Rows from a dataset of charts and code
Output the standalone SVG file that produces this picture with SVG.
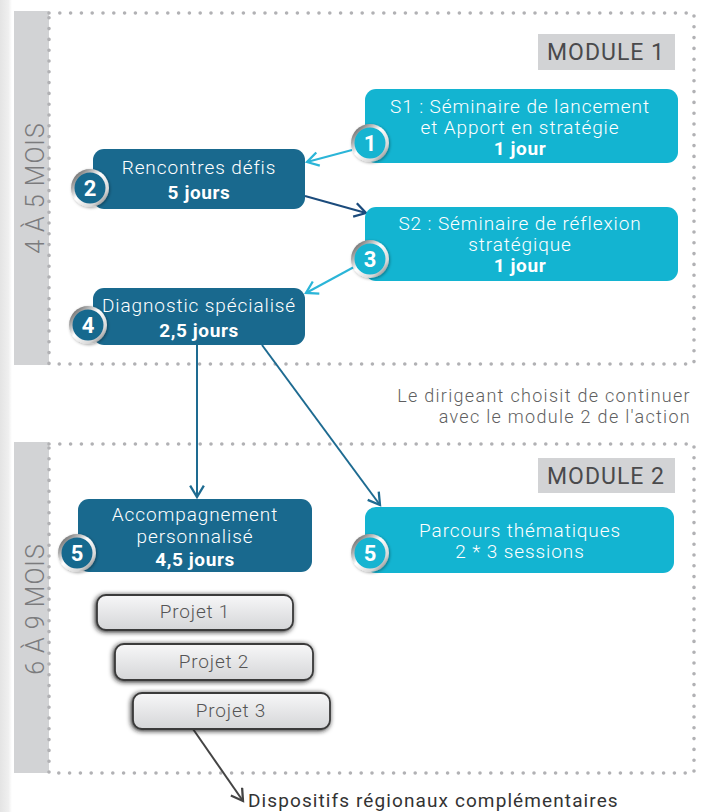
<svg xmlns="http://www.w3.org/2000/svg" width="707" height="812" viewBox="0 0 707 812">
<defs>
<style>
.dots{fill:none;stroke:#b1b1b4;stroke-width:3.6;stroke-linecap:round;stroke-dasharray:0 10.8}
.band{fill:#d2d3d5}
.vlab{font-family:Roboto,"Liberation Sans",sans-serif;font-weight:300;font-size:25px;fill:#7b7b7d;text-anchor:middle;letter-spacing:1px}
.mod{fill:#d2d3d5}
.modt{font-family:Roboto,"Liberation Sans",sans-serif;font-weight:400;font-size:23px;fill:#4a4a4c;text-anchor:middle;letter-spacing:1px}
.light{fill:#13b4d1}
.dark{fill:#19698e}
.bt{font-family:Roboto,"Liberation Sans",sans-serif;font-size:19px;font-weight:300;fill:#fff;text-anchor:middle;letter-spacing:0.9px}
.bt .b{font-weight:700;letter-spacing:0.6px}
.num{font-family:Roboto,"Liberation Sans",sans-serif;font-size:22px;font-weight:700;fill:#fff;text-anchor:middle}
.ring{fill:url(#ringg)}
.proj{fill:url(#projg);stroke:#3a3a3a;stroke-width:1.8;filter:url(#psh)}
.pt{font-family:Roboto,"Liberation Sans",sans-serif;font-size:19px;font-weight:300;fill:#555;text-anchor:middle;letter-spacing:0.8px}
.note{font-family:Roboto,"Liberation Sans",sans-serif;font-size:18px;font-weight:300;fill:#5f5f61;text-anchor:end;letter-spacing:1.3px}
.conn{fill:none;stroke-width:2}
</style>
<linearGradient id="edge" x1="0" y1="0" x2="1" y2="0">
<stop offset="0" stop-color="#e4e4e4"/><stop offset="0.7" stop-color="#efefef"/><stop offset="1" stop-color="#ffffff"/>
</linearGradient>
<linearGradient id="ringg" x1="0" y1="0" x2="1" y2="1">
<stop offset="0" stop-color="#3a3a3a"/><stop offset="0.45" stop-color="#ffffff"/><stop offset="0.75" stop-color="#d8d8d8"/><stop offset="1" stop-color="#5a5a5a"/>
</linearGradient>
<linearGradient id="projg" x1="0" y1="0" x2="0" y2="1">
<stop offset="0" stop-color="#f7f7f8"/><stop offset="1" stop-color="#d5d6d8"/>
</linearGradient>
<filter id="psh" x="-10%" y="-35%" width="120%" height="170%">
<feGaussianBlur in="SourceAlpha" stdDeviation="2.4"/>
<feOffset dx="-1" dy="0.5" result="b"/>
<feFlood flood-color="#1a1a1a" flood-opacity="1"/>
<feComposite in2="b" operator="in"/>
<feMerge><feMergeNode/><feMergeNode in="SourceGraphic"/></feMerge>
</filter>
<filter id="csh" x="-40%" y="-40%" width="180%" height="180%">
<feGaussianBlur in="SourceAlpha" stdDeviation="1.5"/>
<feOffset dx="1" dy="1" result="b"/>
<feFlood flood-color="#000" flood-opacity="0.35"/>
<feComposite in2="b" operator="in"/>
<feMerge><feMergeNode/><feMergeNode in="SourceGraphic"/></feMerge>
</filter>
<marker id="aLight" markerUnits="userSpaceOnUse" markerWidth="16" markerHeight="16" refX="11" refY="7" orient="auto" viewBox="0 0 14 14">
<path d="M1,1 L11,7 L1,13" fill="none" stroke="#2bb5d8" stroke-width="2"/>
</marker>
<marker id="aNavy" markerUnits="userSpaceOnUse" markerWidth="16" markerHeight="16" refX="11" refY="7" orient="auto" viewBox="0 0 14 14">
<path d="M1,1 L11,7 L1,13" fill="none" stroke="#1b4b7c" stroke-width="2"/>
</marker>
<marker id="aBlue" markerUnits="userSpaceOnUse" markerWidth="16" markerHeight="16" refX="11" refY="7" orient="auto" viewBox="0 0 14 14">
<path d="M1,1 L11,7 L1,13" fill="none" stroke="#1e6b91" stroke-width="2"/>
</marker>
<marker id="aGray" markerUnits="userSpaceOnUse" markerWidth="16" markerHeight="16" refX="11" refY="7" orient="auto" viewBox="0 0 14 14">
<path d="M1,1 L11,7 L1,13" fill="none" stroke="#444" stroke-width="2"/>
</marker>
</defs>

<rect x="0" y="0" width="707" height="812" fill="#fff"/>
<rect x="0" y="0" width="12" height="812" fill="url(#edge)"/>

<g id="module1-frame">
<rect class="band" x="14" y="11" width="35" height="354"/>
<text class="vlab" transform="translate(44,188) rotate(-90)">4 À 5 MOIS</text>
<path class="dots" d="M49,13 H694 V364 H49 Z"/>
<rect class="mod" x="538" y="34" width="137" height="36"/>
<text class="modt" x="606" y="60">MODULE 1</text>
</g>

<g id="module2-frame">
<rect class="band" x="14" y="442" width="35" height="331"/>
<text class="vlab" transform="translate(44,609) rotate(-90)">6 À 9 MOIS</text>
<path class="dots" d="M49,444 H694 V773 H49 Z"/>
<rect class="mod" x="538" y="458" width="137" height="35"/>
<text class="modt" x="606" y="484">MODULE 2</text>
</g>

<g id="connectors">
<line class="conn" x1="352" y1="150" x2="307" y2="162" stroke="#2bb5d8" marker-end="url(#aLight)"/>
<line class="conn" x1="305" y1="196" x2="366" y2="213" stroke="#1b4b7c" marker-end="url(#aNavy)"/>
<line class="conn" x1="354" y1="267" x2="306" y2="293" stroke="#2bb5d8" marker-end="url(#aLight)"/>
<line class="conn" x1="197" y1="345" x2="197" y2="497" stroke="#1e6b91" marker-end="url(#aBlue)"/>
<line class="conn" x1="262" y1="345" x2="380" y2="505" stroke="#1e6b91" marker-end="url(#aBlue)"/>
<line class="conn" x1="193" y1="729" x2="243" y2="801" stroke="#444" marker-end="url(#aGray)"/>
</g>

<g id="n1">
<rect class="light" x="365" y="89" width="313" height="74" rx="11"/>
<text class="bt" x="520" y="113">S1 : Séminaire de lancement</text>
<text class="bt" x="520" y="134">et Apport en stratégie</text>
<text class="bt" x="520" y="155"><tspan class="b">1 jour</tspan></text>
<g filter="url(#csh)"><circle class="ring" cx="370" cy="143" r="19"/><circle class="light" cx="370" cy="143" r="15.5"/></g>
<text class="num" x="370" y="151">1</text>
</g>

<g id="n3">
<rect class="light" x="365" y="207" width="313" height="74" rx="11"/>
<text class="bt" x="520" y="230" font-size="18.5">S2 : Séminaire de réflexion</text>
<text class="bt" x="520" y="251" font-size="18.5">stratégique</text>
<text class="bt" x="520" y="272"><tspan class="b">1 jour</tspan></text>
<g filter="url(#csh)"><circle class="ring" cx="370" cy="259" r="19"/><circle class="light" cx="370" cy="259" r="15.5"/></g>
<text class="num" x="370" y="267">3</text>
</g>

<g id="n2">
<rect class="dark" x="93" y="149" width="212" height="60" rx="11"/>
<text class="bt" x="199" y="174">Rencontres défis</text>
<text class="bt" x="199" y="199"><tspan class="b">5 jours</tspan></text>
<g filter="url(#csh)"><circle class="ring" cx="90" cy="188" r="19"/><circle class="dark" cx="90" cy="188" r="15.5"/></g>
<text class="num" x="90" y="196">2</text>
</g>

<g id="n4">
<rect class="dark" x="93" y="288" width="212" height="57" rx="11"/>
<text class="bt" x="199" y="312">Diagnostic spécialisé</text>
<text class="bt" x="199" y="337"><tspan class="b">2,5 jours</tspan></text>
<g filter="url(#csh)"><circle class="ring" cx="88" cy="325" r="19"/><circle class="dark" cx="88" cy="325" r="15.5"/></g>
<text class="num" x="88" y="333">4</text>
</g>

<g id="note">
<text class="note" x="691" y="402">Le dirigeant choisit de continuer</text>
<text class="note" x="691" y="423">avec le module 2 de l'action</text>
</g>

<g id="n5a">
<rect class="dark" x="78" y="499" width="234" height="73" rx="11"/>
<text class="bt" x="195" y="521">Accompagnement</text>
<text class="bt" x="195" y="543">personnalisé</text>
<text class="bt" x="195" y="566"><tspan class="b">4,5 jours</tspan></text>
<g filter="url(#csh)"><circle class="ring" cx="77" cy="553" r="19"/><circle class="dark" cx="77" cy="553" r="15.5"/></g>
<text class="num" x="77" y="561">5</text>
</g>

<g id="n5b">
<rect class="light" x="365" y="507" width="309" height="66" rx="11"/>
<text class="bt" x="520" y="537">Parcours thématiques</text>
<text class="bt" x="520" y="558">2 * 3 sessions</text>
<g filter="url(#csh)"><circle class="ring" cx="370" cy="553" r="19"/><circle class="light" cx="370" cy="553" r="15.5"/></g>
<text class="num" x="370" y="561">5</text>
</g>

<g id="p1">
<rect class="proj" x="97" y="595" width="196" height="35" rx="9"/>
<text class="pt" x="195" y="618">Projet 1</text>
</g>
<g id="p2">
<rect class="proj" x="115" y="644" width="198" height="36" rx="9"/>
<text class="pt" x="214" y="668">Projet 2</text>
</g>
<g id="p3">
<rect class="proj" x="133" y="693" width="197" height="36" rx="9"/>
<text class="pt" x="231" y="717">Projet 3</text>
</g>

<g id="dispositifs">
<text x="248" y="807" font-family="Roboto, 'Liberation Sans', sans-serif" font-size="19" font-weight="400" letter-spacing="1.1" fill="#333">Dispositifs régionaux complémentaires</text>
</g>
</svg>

...

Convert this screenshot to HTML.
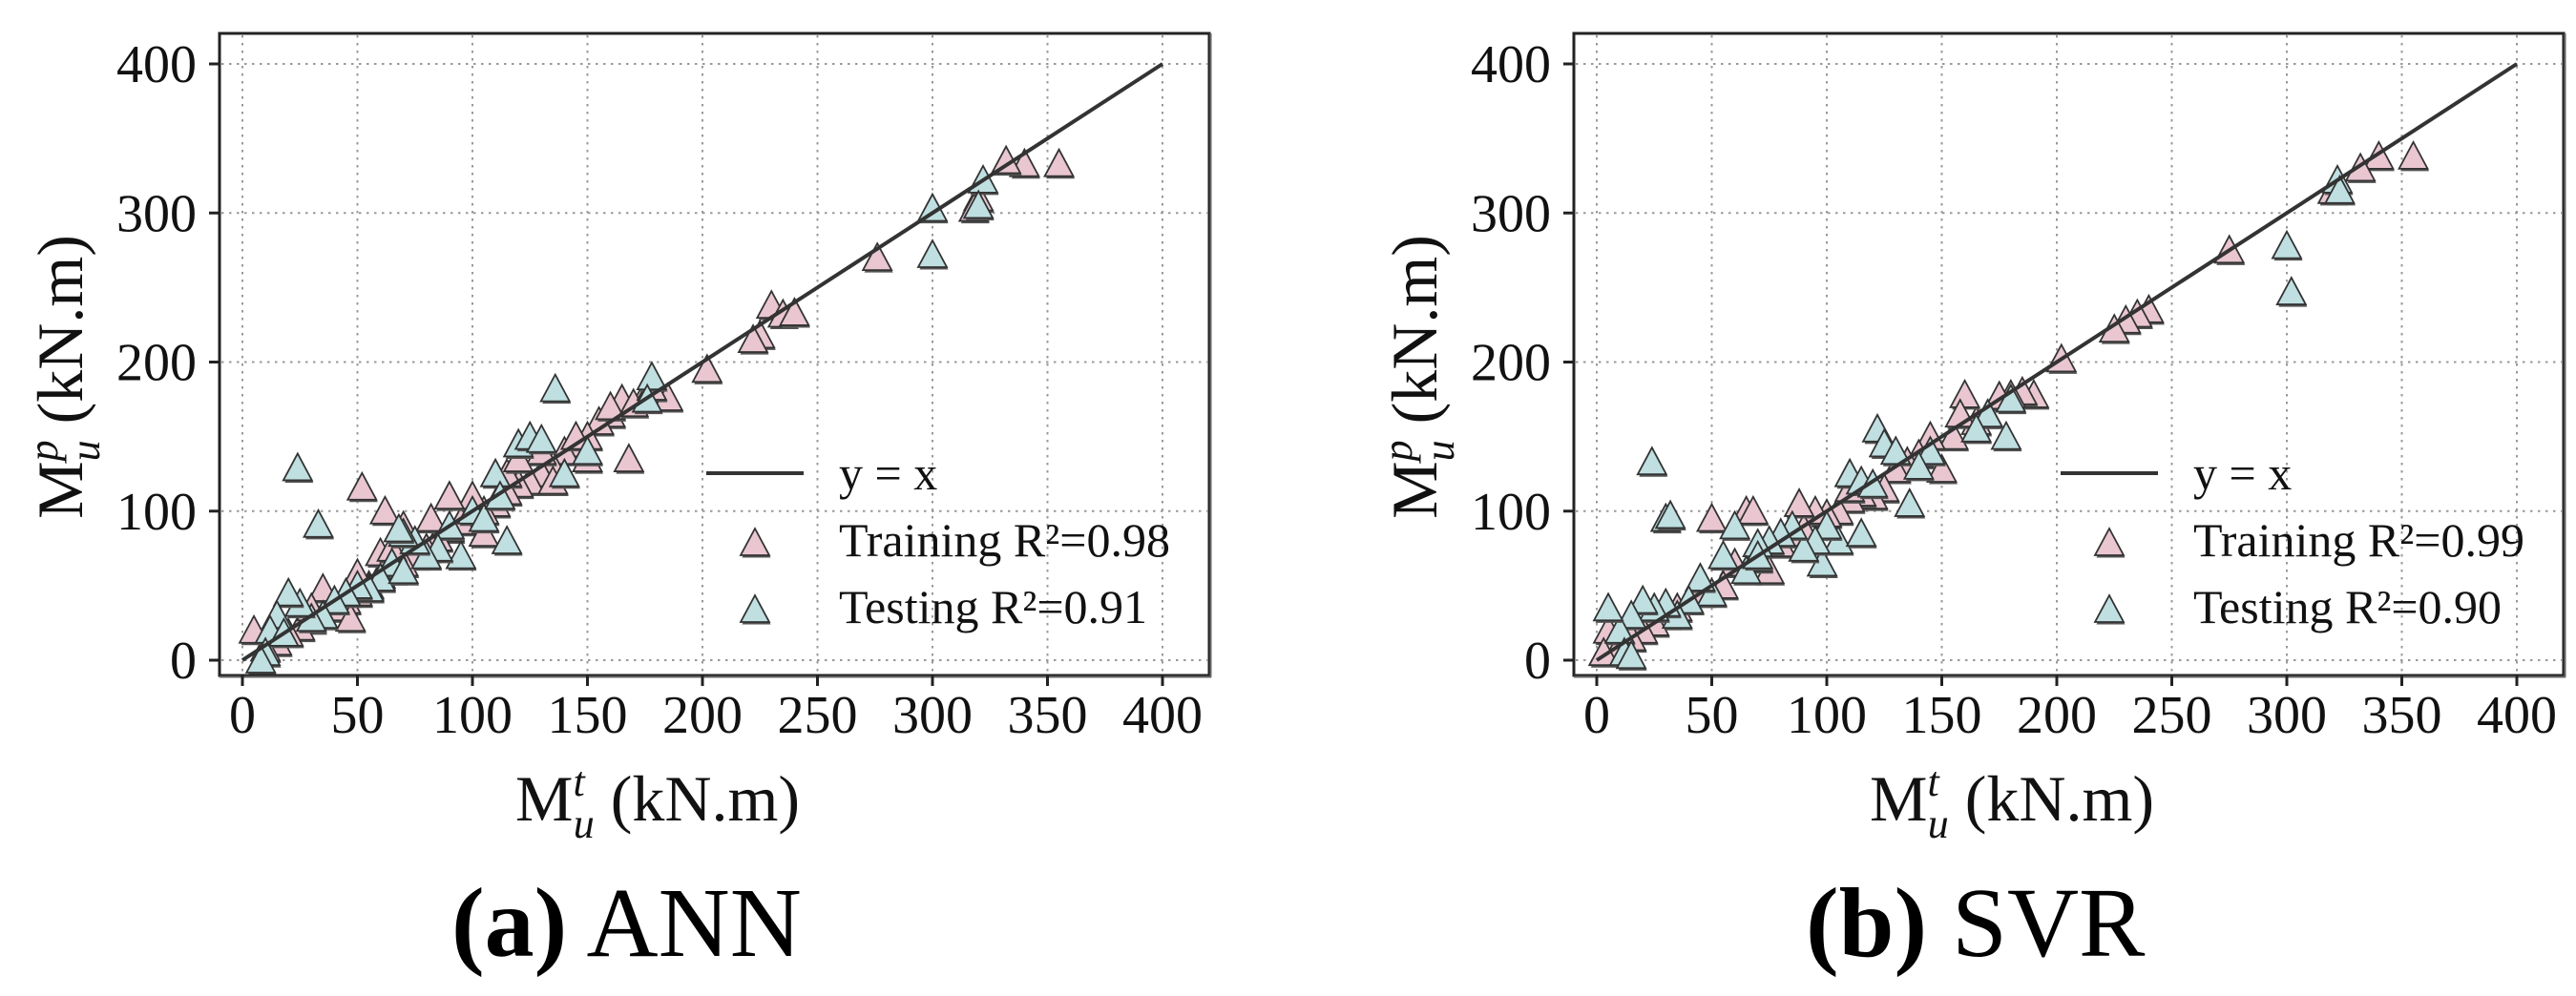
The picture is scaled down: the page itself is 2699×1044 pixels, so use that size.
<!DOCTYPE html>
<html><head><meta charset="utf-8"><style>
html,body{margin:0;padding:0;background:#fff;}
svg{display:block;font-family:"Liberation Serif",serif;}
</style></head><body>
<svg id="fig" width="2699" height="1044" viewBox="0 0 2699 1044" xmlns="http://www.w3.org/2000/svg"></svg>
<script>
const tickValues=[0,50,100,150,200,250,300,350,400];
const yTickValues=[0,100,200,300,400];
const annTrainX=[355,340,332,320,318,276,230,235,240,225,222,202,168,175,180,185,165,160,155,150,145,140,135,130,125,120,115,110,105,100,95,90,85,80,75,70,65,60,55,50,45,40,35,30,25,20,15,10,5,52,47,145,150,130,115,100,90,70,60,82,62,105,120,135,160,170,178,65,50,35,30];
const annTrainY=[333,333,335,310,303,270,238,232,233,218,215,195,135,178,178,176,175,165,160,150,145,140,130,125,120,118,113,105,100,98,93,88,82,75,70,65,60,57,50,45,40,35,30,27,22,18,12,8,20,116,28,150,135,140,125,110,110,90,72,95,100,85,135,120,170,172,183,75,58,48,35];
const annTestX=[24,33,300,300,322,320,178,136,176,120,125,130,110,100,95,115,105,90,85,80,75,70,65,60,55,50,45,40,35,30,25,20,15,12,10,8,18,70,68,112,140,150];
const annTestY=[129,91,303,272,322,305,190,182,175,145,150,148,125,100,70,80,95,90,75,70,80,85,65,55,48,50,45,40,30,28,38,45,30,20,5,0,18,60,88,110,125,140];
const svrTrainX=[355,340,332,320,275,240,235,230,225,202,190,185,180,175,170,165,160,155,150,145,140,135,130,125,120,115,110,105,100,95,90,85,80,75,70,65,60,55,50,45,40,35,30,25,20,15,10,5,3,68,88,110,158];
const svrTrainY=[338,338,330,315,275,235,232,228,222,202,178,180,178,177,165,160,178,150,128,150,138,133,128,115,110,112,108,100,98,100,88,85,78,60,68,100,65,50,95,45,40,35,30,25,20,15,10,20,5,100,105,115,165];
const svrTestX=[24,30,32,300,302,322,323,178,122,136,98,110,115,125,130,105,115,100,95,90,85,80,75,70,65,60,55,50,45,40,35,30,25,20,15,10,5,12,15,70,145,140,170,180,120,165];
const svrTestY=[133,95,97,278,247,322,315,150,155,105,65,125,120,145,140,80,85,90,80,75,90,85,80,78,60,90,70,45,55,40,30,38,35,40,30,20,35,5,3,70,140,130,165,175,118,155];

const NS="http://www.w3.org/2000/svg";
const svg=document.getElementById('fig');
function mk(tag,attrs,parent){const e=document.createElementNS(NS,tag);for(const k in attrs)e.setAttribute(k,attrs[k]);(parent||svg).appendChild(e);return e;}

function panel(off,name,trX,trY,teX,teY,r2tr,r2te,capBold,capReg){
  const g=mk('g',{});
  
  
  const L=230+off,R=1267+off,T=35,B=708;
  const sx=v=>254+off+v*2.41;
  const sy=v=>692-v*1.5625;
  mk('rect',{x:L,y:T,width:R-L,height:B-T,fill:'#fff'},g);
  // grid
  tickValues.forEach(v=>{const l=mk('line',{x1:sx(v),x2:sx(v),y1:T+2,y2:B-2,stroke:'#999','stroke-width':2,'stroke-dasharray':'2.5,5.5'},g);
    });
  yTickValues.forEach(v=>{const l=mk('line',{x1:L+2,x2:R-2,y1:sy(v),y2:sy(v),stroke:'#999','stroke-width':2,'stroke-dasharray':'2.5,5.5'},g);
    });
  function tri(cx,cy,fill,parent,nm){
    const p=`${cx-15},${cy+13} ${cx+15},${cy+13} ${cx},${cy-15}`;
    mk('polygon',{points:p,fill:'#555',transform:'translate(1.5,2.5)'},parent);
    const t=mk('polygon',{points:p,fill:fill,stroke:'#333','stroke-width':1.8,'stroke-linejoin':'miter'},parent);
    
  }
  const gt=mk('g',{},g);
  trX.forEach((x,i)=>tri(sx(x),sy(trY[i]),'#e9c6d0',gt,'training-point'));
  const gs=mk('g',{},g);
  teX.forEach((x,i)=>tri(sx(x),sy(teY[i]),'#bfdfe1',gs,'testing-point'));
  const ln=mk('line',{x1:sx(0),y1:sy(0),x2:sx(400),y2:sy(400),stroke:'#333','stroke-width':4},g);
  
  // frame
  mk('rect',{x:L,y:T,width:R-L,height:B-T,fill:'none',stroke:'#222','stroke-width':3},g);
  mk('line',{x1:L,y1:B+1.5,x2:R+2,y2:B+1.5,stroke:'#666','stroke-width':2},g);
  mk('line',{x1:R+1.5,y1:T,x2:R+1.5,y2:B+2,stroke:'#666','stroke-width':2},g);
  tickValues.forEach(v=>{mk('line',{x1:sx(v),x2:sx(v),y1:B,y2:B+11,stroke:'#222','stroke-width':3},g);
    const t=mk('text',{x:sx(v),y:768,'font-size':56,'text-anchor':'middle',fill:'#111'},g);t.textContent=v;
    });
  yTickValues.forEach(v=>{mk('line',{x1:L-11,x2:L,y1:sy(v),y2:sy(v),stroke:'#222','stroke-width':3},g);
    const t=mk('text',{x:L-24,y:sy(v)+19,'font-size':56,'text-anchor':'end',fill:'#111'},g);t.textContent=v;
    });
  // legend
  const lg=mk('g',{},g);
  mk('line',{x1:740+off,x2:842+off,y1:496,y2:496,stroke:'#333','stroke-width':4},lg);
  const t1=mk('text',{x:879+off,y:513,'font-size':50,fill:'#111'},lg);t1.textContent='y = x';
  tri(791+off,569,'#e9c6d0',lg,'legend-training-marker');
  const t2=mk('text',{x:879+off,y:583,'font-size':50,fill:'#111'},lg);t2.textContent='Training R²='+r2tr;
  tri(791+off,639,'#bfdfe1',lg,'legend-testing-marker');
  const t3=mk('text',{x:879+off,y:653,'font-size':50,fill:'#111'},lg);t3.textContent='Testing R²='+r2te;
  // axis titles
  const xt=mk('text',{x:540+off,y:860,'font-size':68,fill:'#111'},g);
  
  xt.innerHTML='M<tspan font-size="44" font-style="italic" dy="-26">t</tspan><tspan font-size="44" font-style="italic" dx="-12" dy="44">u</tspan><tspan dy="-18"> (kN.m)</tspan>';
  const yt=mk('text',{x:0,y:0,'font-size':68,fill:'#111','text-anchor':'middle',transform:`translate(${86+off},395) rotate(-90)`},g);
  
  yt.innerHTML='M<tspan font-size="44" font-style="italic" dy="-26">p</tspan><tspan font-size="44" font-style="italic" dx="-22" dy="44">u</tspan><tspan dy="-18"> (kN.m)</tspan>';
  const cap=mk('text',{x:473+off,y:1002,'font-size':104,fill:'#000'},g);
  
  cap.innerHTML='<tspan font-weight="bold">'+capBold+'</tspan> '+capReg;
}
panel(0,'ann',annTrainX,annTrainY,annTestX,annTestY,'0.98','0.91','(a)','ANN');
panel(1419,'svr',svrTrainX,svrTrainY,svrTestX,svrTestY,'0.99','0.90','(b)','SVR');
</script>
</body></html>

▶ What you should do
Retype the records above, but only those lines that fall between the line containing "The picture is" and the line containing "e=document.createElementNS(NS,tag);for(const k in", with both of those lines included, exactly as written.

▶ Result of the task
The picture is scaled down: the page itself is 2699×1044 pixels, so use that size.
<!DOCTYPE html>
<html><head><meta charset="utf-8"><style>
html,body{margin:0;padding:0;background:#fff;}
svg{display:block;font-family:"Liberation Serif",serif;}
</style></head><body>
<svg id="fig" width="2699" height="1044" viewBox="0 0 2699 1044" xmlns="http://www.w3.org/2000/svg"></svg>
<script>
const tickValues=[0,50,100,150,200,250,300,350,400];
const yTickValues=[0,100,200,300,400];
const annTrainX=[355,340,332,320,318,276,230,235,240,225,222,202,168,175,180,185,165,160,155,150,145,140,135,130,125,120,115,110,105,100,95,90,85,80,75,70,65,60,55,50,45,40,35,30,25,20,15,10,5,52,47,145,150,130,115,100,90,70,60,82,62,105,120,135,160,170,178,65,50,35,30];
const annTrainY=[333,333,335,310,303,270,238,232,233,218,215,195,135,178,178,176,175,165,160,150,145,140,130,125,120,118,113,105,100,98,93,88,82,75,70,65,60,57,50,45,40,35,30,27,22,18,12,8,20,116,28,150,135,140,125,110,110,90,72,95,100,85,135,120,170,172,183,75,58,48,35];
const annTestX=[24,33,300,300,322,320,178,136,176,120,125,130,110,100,95,115,105,90,85,80,75,70,65,60,55,50,45,40,35,30,25,20,15,12,10,8,18,70,68,112,140,150];
const annTestY=[129,91,303,272,322,305,190,182,175,145,150,148,125,100,70,80,95,90,75,70,80,85,65,55,48,50,45,40,30,28,38,45,30,20,5,0,18,60,88,110,125,140];
const svrTrainX=[355,340,332,320,275,240,235,230,225,202,190,185,180,175,170,165,160,155,150,145,140,135,130,125,120,115,110,105,100,95,90,85,80,75,70,65,60,55,50,45,40,35,30,25,20,15,10,5,3,68,88,110,158];
const svrTrainY=[338,338,330,315,275,235,232,228,222,202,178,180,178,177,165,160,178,150,128,150,138,133,128,115,110,112,108,100,98,100,88,85,78,60,68,100,65,50,95,45,40,35,30,25,20,15,10,20,5,100,105,115,165];
const svrTestX=[24,30,32,300,302,322,323,178,122,136,98,110,115,125,130,105,115,100,95,90,85,80,75,70,65,60,55,50,45,40,35,30,25,20,15,10,5,12,15,70,145,140,170,180,120,165];
const svrTestY=[133,95,97,278,247,322,315,150,155,105,65,125,120,145,140,80,85,90,80,75,90,85,80,78,60,90,70,45,55,40,30,38,35,40,30,20,35,5,3,70,140,130,165,175,118,155];

const NS="http://www.w3.org/2000/svg";
const svg=document.getElementById('fig');
function mk(tag,attrs,parent){const e=document.createElementNS(NS,tag);for(const k in attrs)e.setAttribute(k,attrs[k]);(parent||svg).appendChild(e);return e;}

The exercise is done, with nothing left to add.